Cette oeuvre des mondialistes a contribué à la désacralisation des pouvoirs politiques traditionnels en remplaçant les véritables chefs des terres par des « kapita médaillés » au service de l’empire, à la création de plusieurs partis politiques et à l’explosion du marionnettisme et du larbinisme.

Transformer l’impossible en possible

En Afrique en général et au Kongo-Kinshasa en particulier, les figures de la résistance à ce mondialisme ont été tués et/ou assassinés[3]. Cela a désorienté plusieurs politiciens et les a poussés à coaliser avec les fondés du pouvoir du Capital en jouant le rôle de ses « petites mains ». Depuis lors, dans plusieurs pays, la politique s’en transformée en « tshididi », en cet art de mentir, de ruser avec les populations à travers une propagande servant à sauvegarder les intérêts de l’empire, à constituer un entre soi, une petite clique d’oligarques prédateurs privilégiant les intérêts individuels.

La tradicratie ouverte est une contribution au devenir souverain des Etats-nations africains et kongolais dans le rejet du mondialisme, dans l’ouverture à l’hybridation (créolisante) et au multilatéralisme polycentrique et polyphonique.

Dans ce contexte, organiser une écoute mutuelle régulière devient quasi impossible. Transformer cet impossible en possible, tel est le défi que lance « la tradicratie ouverte ». Elle n’est pas une théorie idéalisant le passé africain et kongolais. Elle s’adonne à un travail de mémoire, d’une mémoire vivante et vigilante, soucieuse de participer à la constitution d’une conscience historique en sauvant de l’oubli les valeurs promotrices de la vie, du lien responsabilisant et du bien-vivre-individuel et collectif à partir des communautés populaires à la base de nos sociétés.

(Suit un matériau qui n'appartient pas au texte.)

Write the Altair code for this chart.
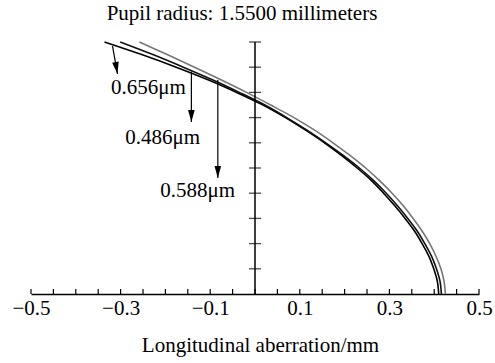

Elle est une contribution au devenir souverain des Etats-nations africains et kongolais dans le rejet du mondialisme, dans l’ouverture à l’hybridation (créolisante) et au multilatéralisme polycentrique et polyphonique.

 

Babanya Kabudi

[1]  Lire Comment les Britanniques ont inventé George Soros – Réseau International . Cet article inspire une bonne partie de notre texte.

[2] Lire S. ERBS, V. BARBIE et O. LAURENT, Les réseaux soros à la conquête de l’Afrique. Les réseaux d’influence à la conquête du monde, Versailles, VA Editions, 2017. Certains politiciens kongolais ayant battu campagne en 2023 sont cités dans ce livre. Ils feraient partis des réseaux d’influence mondialistes. Plusieurs compatriotes ne le savent pas. Lire aussi P.-A. PPLAQUEVENT Soros et la société ouverte. Métapolitique du globalisme, Paris, Couleurs & racines, 2020.

[3] Lire S. BOUAMAMA, Figures de la révolution africaine. De Kenyatta à Sankara, Paris, La Découverte, 2014.